Much like Witch, The Bronze Bow has also been the subject of challenges in recent years. Where people tried (laughably) to claim that Witch promoted the occult, however, the challenges to The Bronze Bow center on its full-throated promotion of Christianity and its denegration of Judaism, and whether those make the book inappropriate for classroom use.

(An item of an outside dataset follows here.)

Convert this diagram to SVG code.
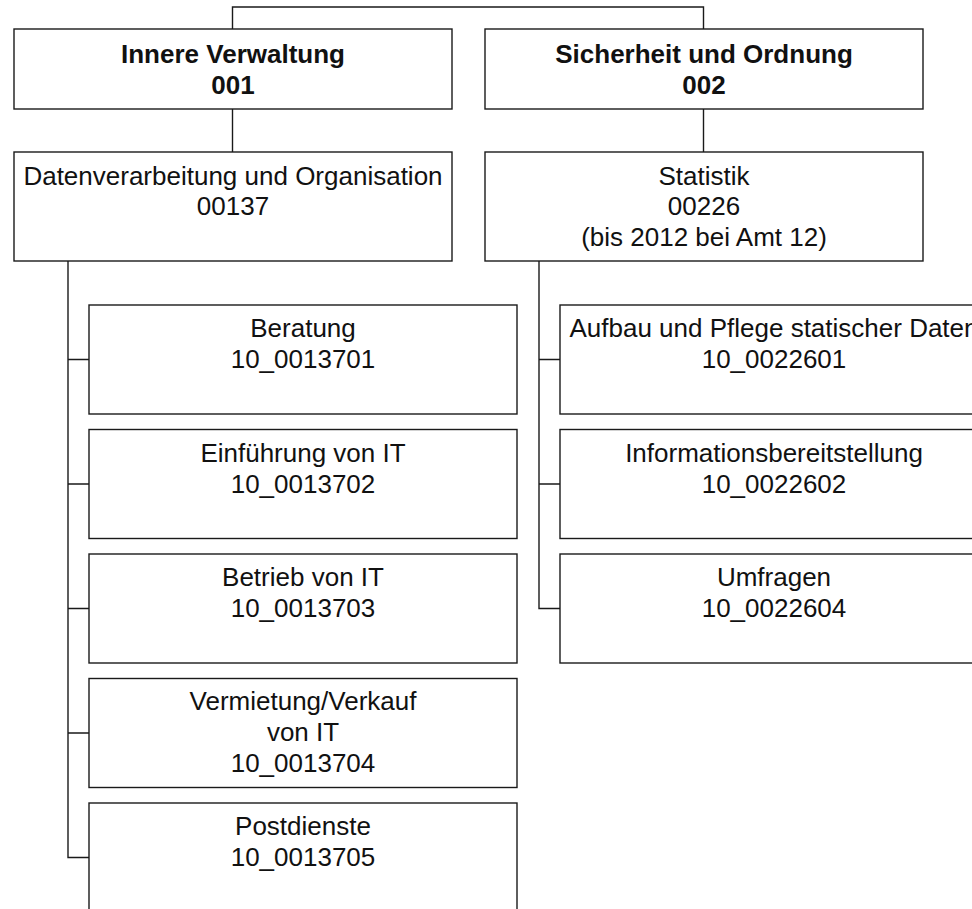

That said, I don't think I'd class this as a mistake award, even as uncomfortable as the book made me, and as forced as the ending felt. You could make the case that a better choice would have been Belling the Tiger, by Mary Stoltz (which did Honor), or The Sneetches and Other Stories, by Dr. Seuss (which got nothing) -- and I think those selections would be easier on modern eyes. But in 1962, I'd guess that it was easier to see Speare's dexterousness with language and her detailed characters and settings (both of which are impressive), and a lot harder to see the book's problems. As much as we try to transcend it, we're all in the time that we're in, and if we notice things the committee in 1962 didn't, that should just encourage us to try to be that much more careful in our own reading now.


1 comment:

  1. Although I just realized that this was the same year that The Phantom Tollbooth didn't get anything, and in retrospect, that's definitely the book that should have won.